Table 2- A front page of the Corpus of Modern Spanish of the Royal Academy (http://corpus.rae.es/creanet.html): typing leasing in a search line.

To find concordances that contain the specific term leasing, it is necessary to type this item in a search line (Table 2), select Política, economía, comercio y finanzas in the option Tema and click on Buscar.

–  –  –

As a result we have obtained 81 cases of the use of the term leasing in 41 documents of the specific field (Table 3). After that we can click on Ver estadística and find out more detailed information about the functioning of this term in Spanish-speaking countries (Table 4).

Table 4- Statistical data: the functioning of a term leasing in the spheres of policy, economics, commerce and finance in Spanish-speaking countries.

–  –  –

As we see, electronic corpora may be successfully integrated into the work required for continuous improvement of communication skills, helping to update and consolidate language knowledge.

There are many ways to apply electronic corpora for different purposes. We will present some of them, paying more attention to the implementation of corpora as effective foreign language informational advisors and personal language trainers for business professionals.

–  –  –

Participating in negotiations and keeping in touch with foreign colleagues cause situations when business professionals need to adapt to non-native accents or different forms of speaking in the same language.

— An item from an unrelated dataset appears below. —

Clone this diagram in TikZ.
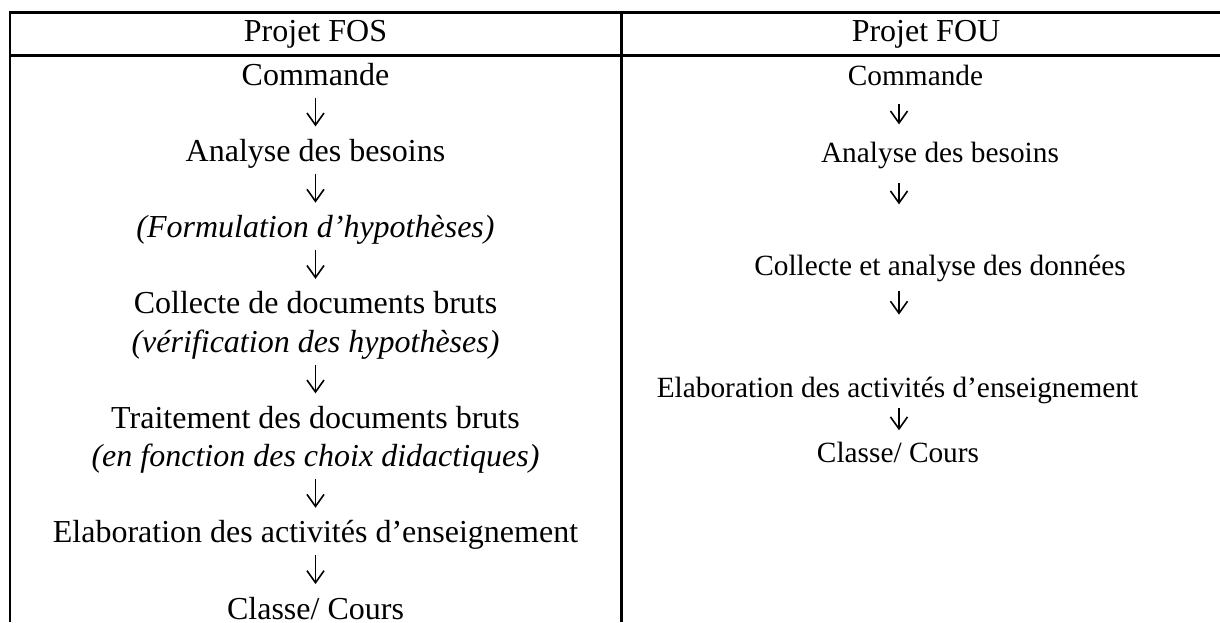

Some types of audiovisual electronic corpora may help in speech-perception trainings.

Audiovisual corpora are original softwares that allow exploration of authentic oral discourse in visual or verbal forms. Audiovisual corpora contain both audio and video files. Audio corpora consist of audio files and text transcriptions without their demonstration in visual form.

In preparation for contacts with English-speaking partners, customers, buyers, etc., we can ask for help at the English Language Interview Corpus as a Second-Language Application – ELISA (http://www.uni-tuebingen.de/elisa/html/elisa_index.html#topic_keys). This corpus includes video interviews with native English speakers from various regions of the English-speaking world. There are the interviews with a city councillor of the community of New Mexico/US, a travelling businesswoman who works in publishing and advertising in Bermuda, the Caribbean, South and Central America and the Pacific, a tour guide from Australia, a language teacher from Oxford University, a photographer from Birmingham, a project manager from the West Midlands/UK, etc. (Table 6). The rich database of ELISA helps gain familiarity with varieties of English and to develop language awareness. This corpus lets the user observe differences in articulation of the same sounds or in the use of weak forms, as well allowing us to analyse how speakers divide their utterances into units, characterised by falling, rising and level tones and to listen to a variety of intonation types in which speakers make statements, exclamations, etc.

ELISA provides transcribed speech of all verbal interviews which is an important aspect for selftest listening comprehension.

Table 6- ELISA – Browse interviews: a video interview with the owner of the horse-back riding company.

–  –  –

For instance, MURCO may retrieve relevant video files with necessary lexical items or word forms in a context of full dialogs that are useful to listen to the pronunciation of the Russian initial, middle and final clusters consisting of more than three consonants (агентство (agency), производство (manufacture), партнерство (partnership), философствовать (philosophize), приветствовать (greet), etc).

Table 7- MURCO – Browse concordance of приветствовать (greet).

The abovementioned examples confirm that audiovisual corpora are very practical in their application. They response to the problems that individuals have, trying to speak foreign languages.